El caminante abandona la ciudad de Burgos, cabeza y corazón de un condado que terminó convertido en Reino, y se dispone a errar durante un par de semanas por los interminables páramos y llanuras cerealistas castellanas. En estas tierras la peregrinación xacobea cobra el mayor, el más esencial y auténtico de los sentidos. Treinta y un kilómetros separan la portada gótica de la catedral burgalesa y la modesta entrada de la parroquia de la Inmaculada en Hontanas. Hoy más que nunca es imprescindible madrugar y comenzar a caminar antes que despierten los primeros rayos de sol.
Con cadencia de pasos, hoy entramos de forma definitiva, e irreversible, en la inabarcable Meseta Castellana. Un llano continuo que se pierde más allá de la línea del horizonte. Fértiles campos abrasados por el implacable sol estival.
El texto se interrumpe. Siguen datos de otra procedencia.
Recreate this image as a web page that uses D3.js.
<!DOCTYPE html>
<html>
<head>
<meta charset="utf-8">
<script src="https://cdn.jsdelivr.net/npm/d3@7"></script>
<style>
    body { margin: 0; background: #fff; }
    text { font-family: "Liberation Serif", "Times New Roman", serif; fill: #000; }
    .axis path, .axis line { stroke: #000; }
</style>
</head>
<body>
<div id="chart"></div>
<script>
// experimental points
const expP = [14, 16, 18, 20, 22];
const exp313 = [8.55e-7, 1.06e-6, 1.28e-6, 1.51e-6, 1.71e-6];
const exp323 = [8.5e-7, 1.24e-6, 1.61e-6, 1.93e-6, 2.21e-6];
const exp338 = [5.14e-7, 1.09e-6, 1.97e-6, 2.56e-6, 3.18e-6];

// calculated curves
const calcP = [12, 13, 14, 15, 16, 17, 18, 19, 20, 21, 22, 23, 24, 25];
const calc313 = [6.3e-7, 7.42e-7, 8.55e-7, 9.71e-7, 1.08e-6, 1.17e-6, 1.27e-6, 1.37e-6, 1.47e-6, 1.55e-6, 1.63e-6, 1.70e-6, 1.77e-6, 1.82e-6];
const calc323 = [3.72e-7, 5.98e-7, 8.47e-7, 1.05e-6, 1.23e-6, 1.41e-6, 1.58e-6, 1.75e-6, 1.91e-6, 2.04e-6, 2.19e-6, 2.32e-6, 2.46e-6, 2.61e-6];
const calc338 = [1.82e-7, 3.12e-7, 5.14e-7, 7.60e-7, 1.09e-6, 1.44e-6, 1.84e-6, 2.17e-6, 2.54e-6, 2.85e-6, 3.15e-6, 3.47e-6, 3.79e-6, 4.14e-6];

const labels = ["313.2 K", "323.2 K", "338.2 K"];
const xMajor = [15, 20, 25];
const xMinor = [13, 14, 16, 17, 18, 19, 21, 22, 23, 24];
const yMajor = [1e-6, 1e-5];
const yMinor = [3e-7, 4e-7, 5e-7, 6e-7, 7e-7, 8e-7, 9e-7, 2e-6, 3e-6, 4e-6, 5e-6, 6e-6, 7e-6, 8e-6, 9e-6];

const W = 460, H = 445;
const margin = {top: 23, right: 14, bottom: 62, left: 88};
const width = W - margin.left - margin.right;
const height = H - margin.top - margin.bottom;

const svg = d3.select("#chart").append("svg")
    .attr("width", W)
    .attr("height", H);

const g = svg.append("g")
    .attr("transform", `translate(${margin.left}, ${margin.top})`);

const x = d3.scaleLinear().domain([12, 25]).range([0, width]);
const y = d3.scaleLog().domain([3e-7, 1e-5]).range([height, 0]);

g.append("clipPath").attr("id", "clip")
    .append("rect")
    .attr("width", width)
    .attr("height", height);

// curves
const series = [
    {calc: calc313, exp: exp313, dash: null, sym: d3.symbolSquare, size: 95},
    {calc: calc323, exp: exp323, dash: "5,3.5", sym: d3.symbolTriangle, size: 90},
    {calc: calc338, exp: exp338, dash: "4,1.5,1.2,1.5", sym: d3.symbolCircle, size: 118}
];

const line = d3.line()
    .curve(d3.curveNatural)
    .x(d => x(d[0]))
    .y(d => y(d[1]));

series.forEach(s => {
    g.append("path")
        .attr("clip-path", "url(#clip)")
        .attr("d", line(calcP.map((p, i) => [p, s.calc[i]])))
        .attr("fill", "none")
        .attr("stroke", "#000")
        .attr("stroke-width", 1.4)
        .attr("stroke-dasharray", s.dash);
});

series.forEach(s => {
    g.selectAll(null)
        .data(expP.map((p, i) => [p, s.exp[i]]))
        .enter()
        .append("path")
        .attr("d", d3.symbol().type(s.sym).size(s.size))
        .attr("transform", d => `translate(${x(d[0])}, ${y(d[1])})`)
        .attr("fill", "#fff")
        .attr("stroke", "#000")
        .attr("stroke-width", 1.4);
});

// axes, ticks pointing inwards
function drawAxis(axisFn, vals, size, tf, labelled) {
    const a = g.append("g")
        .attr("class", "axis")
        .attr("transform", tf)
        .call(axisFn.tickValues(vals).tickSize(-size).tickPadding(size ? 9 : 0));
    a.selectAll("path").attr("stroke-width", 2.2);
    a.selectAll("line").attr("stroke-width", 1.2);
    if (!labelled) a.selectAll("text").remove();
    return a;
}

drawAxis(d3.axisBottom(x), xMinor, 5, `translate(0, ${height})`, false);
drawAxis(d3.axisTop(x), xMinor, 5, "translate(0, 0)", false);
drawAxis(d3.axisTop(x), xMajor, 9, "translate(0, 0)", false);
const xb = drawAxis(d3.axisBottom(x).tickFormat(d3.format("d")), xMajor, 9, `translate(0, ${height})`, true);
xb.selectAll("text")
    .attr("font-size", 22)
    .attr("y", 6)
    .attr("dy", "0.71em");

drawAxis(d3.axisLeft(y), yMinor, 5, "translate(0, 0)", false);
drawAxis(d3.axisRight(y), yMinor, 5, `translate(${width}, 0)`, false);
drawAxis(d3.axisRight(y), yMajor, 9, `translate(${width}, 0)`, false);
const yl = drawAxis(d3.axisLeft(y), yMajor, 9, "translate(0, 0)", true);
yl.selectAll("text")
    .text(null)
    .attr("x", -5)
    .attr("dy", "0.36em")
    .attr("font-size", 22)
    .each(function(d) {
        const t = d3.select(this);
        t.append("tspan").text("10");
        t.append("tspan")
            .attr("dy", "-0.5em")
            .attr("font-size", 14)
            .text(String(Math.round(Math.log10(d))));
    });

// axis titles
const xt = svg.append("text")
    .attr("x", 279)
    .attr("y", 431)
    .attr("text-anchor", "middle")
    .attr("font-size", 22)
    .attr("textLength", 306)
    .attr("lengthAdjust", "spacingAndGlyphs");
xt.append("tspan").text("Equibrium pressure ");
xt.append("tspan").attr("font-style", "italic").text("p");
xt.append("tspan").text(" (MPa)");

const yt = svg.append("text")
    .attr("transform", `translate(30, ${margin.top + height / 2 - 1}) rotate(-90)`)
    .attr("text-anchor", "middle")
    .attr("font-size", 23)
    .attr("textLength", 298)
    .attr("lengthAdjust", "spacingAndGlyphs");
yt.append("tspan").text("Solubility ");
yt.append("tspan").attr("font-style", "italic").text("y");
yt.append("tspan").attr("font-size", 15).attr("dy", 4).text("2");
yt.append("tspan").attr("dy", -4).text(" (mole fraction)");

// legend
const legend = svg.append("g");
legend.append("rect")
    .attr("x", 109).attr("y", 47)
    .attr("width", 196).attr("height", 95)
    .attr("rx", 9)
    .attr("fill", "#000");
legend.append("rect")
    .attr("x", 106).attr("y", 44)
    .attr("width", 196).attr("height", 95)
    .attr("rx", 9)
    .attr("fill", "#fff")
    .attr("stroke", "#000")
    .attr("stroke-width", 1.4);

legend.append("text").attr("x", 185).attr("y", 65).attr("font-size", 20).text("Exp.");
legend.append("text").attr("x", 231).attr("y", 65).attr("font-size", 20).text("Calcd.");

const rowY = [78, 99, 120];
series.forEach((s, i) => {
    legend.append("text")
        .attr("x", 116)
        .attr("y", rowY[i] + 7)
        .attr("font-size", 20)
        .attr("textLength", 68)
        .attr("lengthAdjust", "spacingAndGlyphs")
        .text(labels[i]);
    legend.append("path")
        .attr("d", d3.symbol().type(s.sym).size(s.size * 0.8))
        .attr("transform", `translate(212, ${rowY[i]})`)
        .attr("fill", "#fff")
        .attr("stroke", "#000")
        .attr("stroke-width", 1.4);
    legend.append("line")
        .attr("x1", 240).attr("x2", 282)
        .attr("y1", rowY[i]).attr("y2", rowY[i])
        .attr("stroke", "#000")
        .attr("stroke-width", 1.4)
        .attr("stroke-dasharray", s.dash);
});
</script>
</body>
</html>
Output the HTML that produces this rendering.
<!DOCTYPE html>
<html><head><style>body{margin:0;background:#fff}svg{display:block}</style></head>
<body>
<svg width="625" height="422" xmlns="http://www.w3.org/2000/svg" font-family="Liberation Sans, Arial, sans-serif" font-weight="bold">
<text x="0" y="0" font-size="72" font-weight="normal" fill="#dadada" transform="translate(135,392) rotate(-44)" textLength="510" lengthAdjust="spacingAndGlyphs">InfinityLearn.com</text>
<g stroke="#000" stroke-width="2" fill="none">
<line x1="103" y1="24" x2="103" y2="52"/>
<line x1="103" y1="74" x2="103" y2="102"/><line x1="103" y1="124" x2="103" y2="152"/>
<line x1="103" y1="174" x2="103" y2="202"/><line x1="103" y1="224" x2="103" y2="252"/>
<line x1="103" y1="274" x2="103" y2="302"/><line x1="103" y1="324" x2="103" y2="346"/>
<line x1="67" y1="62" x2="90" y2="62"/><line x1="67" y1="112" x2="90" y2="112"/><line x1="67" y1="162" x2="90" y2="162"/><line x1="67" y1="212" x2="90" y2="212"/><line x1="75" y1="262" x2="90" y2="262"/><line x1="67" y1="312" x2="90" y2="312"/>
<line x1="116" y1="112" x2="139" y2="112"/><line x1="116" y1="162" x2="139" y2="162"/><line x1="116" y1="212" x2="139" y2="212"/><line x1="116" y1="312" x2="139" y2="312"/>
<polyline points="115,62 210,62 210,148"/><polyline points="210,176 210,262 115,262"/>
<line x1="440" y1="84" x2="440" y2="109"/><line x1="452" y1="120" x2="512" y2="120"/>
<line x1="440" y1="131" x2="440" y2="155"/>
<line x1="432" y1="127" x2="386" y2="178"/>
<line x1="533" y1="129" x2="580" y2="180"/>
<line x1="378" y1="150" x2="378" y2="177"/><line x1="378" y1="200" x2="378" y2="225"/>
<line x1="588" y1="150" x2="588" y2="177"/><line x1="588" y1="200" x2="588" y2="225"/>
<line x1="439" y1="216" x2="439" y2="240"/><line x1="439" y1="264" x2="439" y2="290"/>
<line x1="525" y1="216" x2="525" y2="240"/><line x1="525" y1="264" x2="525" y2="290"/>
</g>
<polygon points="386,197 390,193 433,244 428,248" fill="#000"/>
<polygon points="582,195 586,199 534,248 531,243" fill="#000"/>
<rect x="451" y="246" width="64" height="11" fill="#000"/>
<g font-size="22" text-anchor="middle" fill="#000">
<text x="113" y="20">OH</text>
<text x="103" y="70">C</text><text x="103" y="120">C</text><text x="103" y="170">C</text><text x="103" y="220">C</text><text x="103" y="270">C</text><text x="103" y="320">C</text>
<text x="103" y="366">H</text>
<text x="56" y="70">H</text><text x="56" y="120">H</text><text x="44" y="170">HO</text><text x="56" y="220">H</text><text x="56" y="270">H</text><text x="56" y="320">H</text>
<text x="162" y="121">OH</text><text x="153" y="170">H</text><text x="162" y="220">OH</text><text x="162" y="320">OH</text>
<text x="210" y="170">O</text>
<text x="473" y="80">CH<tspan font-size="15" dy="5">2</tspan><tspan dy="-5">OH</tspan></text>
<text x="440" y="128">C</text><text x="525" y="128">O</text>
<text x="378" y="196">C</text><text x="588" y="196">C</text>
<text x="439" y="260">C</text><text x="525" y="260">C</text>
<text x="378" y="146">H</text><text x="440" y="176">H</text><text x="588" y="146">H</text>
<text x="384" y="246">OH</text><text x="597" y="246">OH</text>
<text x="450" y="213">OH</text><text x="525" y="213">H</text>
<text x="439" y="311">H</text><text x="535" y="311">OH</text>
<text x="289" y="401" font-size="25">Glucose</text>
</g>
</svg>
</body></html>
Son los campos de Castilla de Antonio Machado, aquellos por los que cruza errante la sombra de Caín.
La Meseta, con mayúsculas, te reta a que la atravieses, y culmines con éxito la travesía. Corazón, piernas y cabeza trabajando juntas por un objetivo.
En Burgos, como en otros lugares fin o inicio de etapa, dotados de buenos servicios de acogida, los grandes hitos jacobeos han eclipsado a los más modestos del Camino. Pero ese rumiante de soledades y proyectos que es el romero de hoy, cuando es auténtico, ha aprendido a apreciar lo que alguien, con acierto, llama “las perlas del Camino”: esos pequeños pueblos siempre próximos, que atendieron la marcha colectiva y lenta de los peregrinos de antaño. Es precisamente en estos lugares donde la comunicación oral, los recuerdos de jacobitas y apuntes del caminar, han contribuido a fijar costumbres y transmitirse anotaciones típicamente jacobeas.
Pablo Arribas Briones.
Los Pequeños Pueblos en el Camino de Burgos.
Revista Peregrino Nº 42.
Con el frescor de la mañana, y cierta parsimonia por nuestra parte, fuimos abandonando la gótica ciudad de Burgos (Gotham pero a los mesetaria). Pasamos por delante del solar del Cid y por el Hospital del Rey (hoy sede de la Universidad), ayer centro de acogida de peregrinos fundada por Alfonso VIII. Las pequeñas localidades jalonan la jornada, pueblos silenciosos y casi desérticos, Villalbilla apartada del Camino, Tardajos, a once kilómetros el lugar ideal para un desayuno (bocata y cerveza), Rabé de las Calzadas, Hornillos del Camino (segunda parada del día, piernas cansadas y sofoco generalizado) y por fin Hontanas (La Meca del día). Los tramos Rabé-Hornillos y Hornillos – Hontanas son muy áridos, y es necesario llenar la cantimplora antes de afrontarlos. Los últimos diez kilómetros, los que separan Hornillos de Hontanas, fueron terribles, con el Sol en todo su esplendor castigando a los romeros, que perdido el sentido y la consciencia, lo único que son capaces de hacer es seguir caminando.
De aquí en adelante el Camino se adentra por la estepa castellana. Quizá sean estos los kilómetros más solitarios de toda la Ruta, con la carretera distante y desde la que sólo puede alcanzarse el Camino con ocasión de algunos pueblos unidos por senderos vecinales. La planicie castellana se abre hoy como hace siete siglos, inmisericorde al viajero que se aventura por ella.
El abierto paisaje, con pequeñas lomas, tiene un poder interiorizador terrible en cuanto el caminante se habitúa a estar rodeado por la Naturaleza totalmente. Ahora, el Camino, más que nunca, es andar. Para el que se anima a hacerlo el profundo conocedor que es Eusebio Goicoechea en su Ruta Jacobea da un solo consejo: “En cruce con otros caminos o veredas, seguir siempre recto por el camino más ancho”. Impresionante.
El Camino iniciatico de Santiago.
Juan Pedro Morin Bentejac y Jaime Cobreros Aguirre.
Los campos de Castilla imponen su ley. Treinta kilómetros por estos páramos (en invierno o en verano) ponen a prueba a los más fuertes y valientes. Es como caminar por un duro desierto pedregoso, mucho calor y poca agua. Pasado el medio día transitar por aquí es agobiante y desesperante. Es un poco una locura, de esas que hay que hacer al menos una vez en la vida.
“En algún lugar de un gran país
olvidaron construir, un hogar
donde no queme el Sol
y al nacer no haya que morir”.
La mítica canción En Algún Lugar, de Duncan Dhu, se adapta perfectamente a estos páramos infinitos. Mientras camino entono la canción.